Once upon a time, it would have taken only seconds after the door closed behind Carynne for Ziggy and I to start mauling each other. In an erotic way, I mean. Now I wasn’t sure about how I felt about the fact that didn’t seem to be the case now. I decided saying something about it was the best way to try to figure out my feelings. So I said what I thought. “Once upon a time, the second the door closed behind her–”
“We’d have been all over each other?”
“You doing okay?” I couldn’t see him because we were in the cave under the covers and it was pitch dark, but I could hear him and feel his heartbeat under my palm through his shirt.
“I think so. I don’t know. It’s like I’m trying to have a feeling but I’m not firing on all cylinders.”
“That’s okay.” His hand closed over mine. My good one. “Can I tell you something?”
“I’m not worried about your relationship with me right now. I know you’re going through some stuff that’s going to change you, but I don’t think it’s going to change us.”
“It took me a while to figure out that part of what was fucked up between us in the past wasn’t your relationship with me, it was your relationship with sex itself.”
“Yeah, that makes sense.”
“And your relationship with yourself in general. It’s like the song says. You had to learn to love yourself before you could love me.”
“Which song says that?”
“I think I wrote it in ‘A Little More.'”
“I think I wrote it in ‘Inside, Outside.”
He chuckled. “Great minds think alike. Which probably means Paul Fucking McCartney wrote it first.”
“Probably.” I buried my nose in Ziggy’s shirt. “I have to see a shrink tomorrow.”
“Shrink first, hand therapist second?”
“Yeah, the hand therapist didn’t have an opening until Thursday, unless I wanted to go out to Woburn. Hey, your stomach is growling.”
“I think your sister and Carynne went grocery shopping for us.”
“Pretty sure they did. Yesterday, before our train came in.”
So we got up to explore what food there was, as well as the rest of the apartment. The professor had a lot of books and CDs, all neatly shelved in the living room. By the time we were done having a snack Ziggy had resolved to read as many of the books as possible and I’d resolved to try to listen to as many of the CDs as possible. Ziggy had brought no books with him, and I’d brought no CDs, so this made sense. It was like exploring the inside of someone’s head who wasn’t there.
That first day in the new apartment I sat down and did my vocal exercises, and Ziggy did them with me.
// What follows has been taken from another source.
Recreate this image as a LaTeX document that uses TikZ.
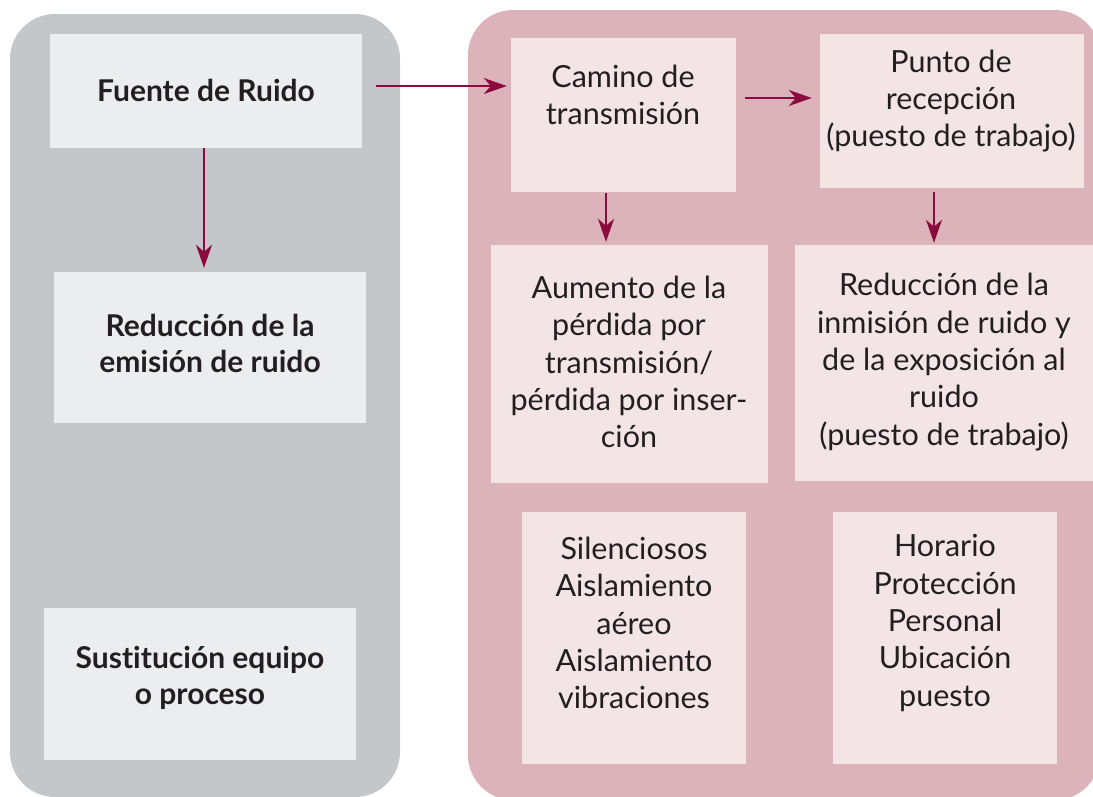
\documentclass[tikz,border=0pt]{standalone}
\usepackage{fontspec}
\setmainfont{Lato}[Ligatures={NoCommon}]
\usetikzlibrary{arrows.meta}
\definecolor{panelgray}{HTML}{C4C7CA}
\definecolor{boxgray}{HTML}{ECEDEF}
\definecolor{panelpink}{HTML}{DCB3BA}
\definecolor{boxpink}{HTML}{F3E4E6}
\definecolor{arrowred}{HTML}{8C0B3F}
\definecolor{txtcol}{HTML}{231F20}
\begin{document}
\begin{tikzpicture}[x=1pt,y=-1pt,
  graybox/.style={fill=boxgray, draw=none, inner sep=0pt},
  pinkbox/.style={fill=boxpink, draw=none, inner sep=0pt},
  txt/.style={text=txtcol, align=center, inner sep=0pt, font=\fontsize{30.5}{37.3}\selectfont},
  btxt/.style={txt, font=\fontsize{30}{36}\selectfont\bfseries},
  arr/.style={draw=arrowred, line width=2pt, -{Stealth[length=23pt,width=16pt,inset=7pt]}}
]
\useasboundingbox (0,0) rectangle (1093,796);
% panels
\fill[panelgray, rounded corners=45pt] (10,14) rectangle (400,797);
\fill[panelpink, rounded corners=45pt] (468,10) rectangle (1100,800);
% boxes
\node[graybox, minimum width=312pt, minimum height=114pt] (fuente) at (206,91) {};
\node[graybox, minimum width=312pt, minimum height=151pt] (redem) at (210,347.5) {};
\node[graybox, minimum width=312pt, minimum height=152pt] (sust) at (200,684) {};
\node[pinkbox, minimum width=225pt, minimum height=154pt] (camino) at (623.5,115) {};
\node[pinkbox, minimum width=264pt, minimum height=154pt] (punto) at (952,111) {};
\node[pinkbox, minimum width=277pt, minimum height=238pt] (aumento) at (629.5,364) {};
\node[pinkbox, minimum width=305pt, minimum height=236pt] (redin) at (947.5,363) {};
\node[pinkbox, minimum width=224pt, minimum height=252pt] (silen) at (634,638) {};
\node[pinkbox, minimum width=224pt, minimum height=252pt] (horario) at (945,638) {};
% texts
\node[btxt] (fuente-t) at (206,90) {Fuente de Ruido};
\node[btxt] (redem-t) at (210,343) {Reducción de la\\emisión de ruido};
\node[btxt] (sust-t) at (200,678) {Sustitución equipo\\o proceso};
\node[txt] (camino-t) at (623,95) {Camino de\\transmisión};
\node[txt] (punto-t) at (951,101) {Punto de\\recepción\\(puesto de trabajo)};
\node[txt] (aumento-t) at (629,362) {Aumento de la\\pérdida por\\transmisión/\\pérdida por inser-\\ción};
\node[txt] (redin-t) at (944,362) {Reducción de la\\inmisión de ruido y\\de la exposición al\\ruido\\(puesto de trabajo)};
\node[txt] (silen-t) at (634,623) {Silenciosos\\Aislamiento\\aéreo\\Aislamiento\\vibraciones};
\node[txt] (horario-t) at (945,623) {Horario\\Protección\\Personal\\Ubicación\\puesto};
% connectors
\coordinate (a1) at ([xshift=14pt,yshift=5pt]fuente.east);
\draw[arr, shorten >=4pt] (a1) -- (a1 -| camino.west);
\coordinate (a2) at ([xshift=9pt,yshift=17pt]camino.east);
\draw[arr, shorten >=8pt] (a2) -- (a2 -| punto.west);
\coordinate (a3) at ([xshift=-2pt]fuente.south);
\draw[arr, shorten >=4pt] (a3) -- (a3 |- redem.north);
\coordinate (a4) at ([xshift=-17.5pt,yshift=-1pt]camino.south);
\draw[arr, shorten >=3pt] (a4) -- (a4 |- aumento.north);
\coordinate (a5) at ([xshift=-18pt,yshift=-4pt]punto.south);
\draw[arr, shorten >=2pt] (a5) -- (a5 |- redin.north);
\end{tikzpicture}
\end{document}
My voice kept faltering, not so much because of my throat being messed up but because I was too tired to keep my breath going. It was like sitting up straight was exhausting me. But I got through it, and being one for one let me believe I was about to reel off a streak of, you know, a month without missing a day or something like that.
Ziggy’s right. No matter how down I get, under it all, I’m still an optimist. Still a believer.
Um, maybe I should tell you about the shrink I saw next time.
(Some mellow British R&B for a mellow post. Enjoy it while it lasts, and Happy early Valenine’s Day to you all! And happy Mardi Gras, too. -d)
That apartment sounds perfect for you both. Time to start the healing process. Hugs
When I was thinking sublet I was thinking some student housing, honestly, where there was lots of turnover. I wasn’t expecting a really well-settled-in place. It’s like putting on a worn-in pair of boots.
Selfish of me, but I’m liking how I’m feeling reading about my Ziggy and my Daron, just loving on each other and taking it slow. Healing is good and Ziggy is being awesome. I’m not saying I am thinking it’s all going to be smooth sailing, but there is a solid base here and that’s important. Hugs.
What G said.
Hugs to you too
Maybe stepping into someone else’s sublet is a nice way to try out a whole difference scene, without having to assemble it yourself. Good idea!
I hadn’t really been thinking that consciously but now that we’re there it’s like, oh, it makes perfect sense to rent a place that is not only fully furnished, it has someone’s whole life sort of spread out like a diorama.